The UK and Sweden have rejected the ruling by the UN panel favouring Julian Assange.
The UN Panel examining the case of Wikileaks founder, Julian Assange on Friday ruled that he should be allowed to walk free and compensated for his, “deprivation of liberty”.
The UK’s foreign office rejected the UN panel’s finding in a statement, saying that the UK was ‘deeply frustrated’ by the Assange case and will be formally contesting the ruling.
“The opinion of the UN working group ignores the facts and the well-recognized protections of the British legal system," the statement read. “He is, in fact, voluntarily avoiding lawful arrest by choosing to remain in the Ecuadorean embassy.”
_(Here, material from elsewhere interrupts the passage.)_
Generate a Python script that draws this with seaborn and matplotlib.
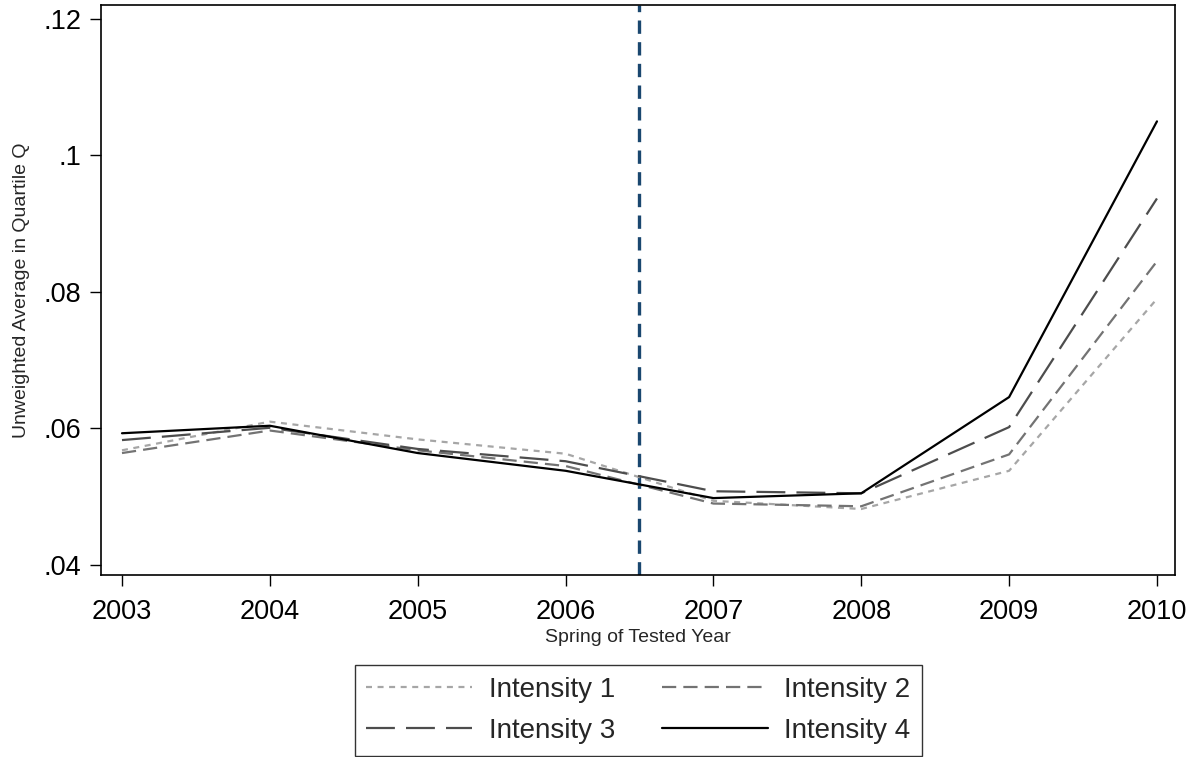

Sweden also voiced opposition to the ruling in a letter said that the UN panel does not have the right to interfere in the ongoing case handled by the Swedish Prosecution Authority.
Karin Rosander, a spokeswoman for the Swedish Prosecution Authority, also said the call for Assange’s release “has no formal impact on the ongoing investigation, according to Swedish law.”
Assange is facing arrest over rape and sexual abuse allegations in Sweden after he lost a legal battle in June 2012. Assange denies the abuse accusations and describes it as a ploy to hand him over to the US, where he is wanted over release of classified information about Iraq and Afghanistan war on his website, Wikileaks.
The Geneva-based UN panel insisted that Assange’s detention “should be brought to an end, that his physical integrity and freedom of movement be respected, and that he should be entitled to an enforceable right to compensation.”
“Assange has been arbitrarily detained by Sweden and the United Kingdom since his arrest in London on 7 December 2010,” the legal panel noted.
The lone dissenting opinion in the UN Assange judgement is a prosecutor from Ukraine, Wikileaks tweeted earlier today.